Elsewhere, Hong Kong's Hang Seng dropped 3 percent to 13,058.72, and South Korea's Kospi plummeted 4.1 percent to 1,127.19. Markets in Australia, India and Singapore also declined.
In China, where shares have surged in recent weeks on hopes its economy can sustain strong growth, the Shanghai benchmark lost 2.2 percent to 2,335.39.
Among financials, leading Japanese bank Mitsubishi UFJ Financial Group Inc. sank 3.4 percent, while China Construction Bank shed 4.5 percent in Hong Kong.
South Korea's Woori Finance Holdings, which sparked investor worries last week after its banking unit decided against repaying some of its debt early, plunged 7.3 percent.

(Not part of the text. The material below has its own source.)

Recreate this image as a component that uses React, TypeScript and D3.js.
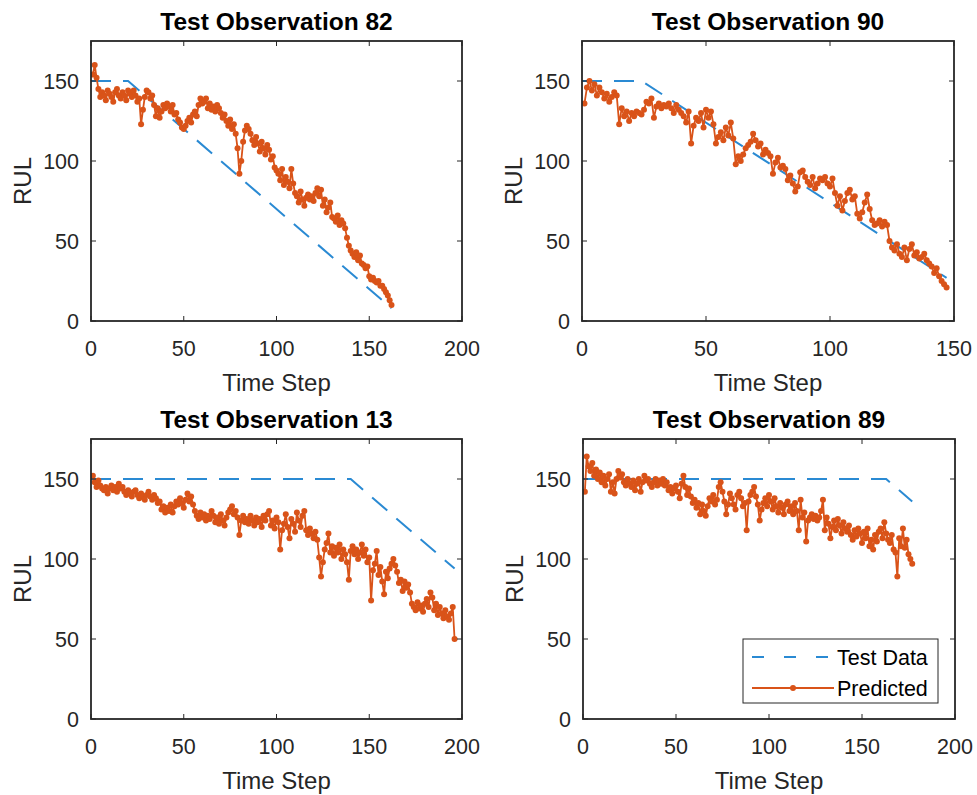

Wall Street, closed Monday for a public holiday, was to reopen Tuesday. In Europe, Britain's FTSE 100 fell 1.3 percent Monday to 4,134.75, Germany's DAX sank 1.1 percent to 4,366.64, and France's CAC 40 dropped 1.2 percent to 2,962.22.
Oil prices dipped, with light, sweet crude for March delivery falling 76 cents to $36.75 in Asian trade after settling at $37.51 on Friday.
The dollar advanced to 92.48 yen compared to 91.68 yen. The euro traded at $1.2643 from $1.2539.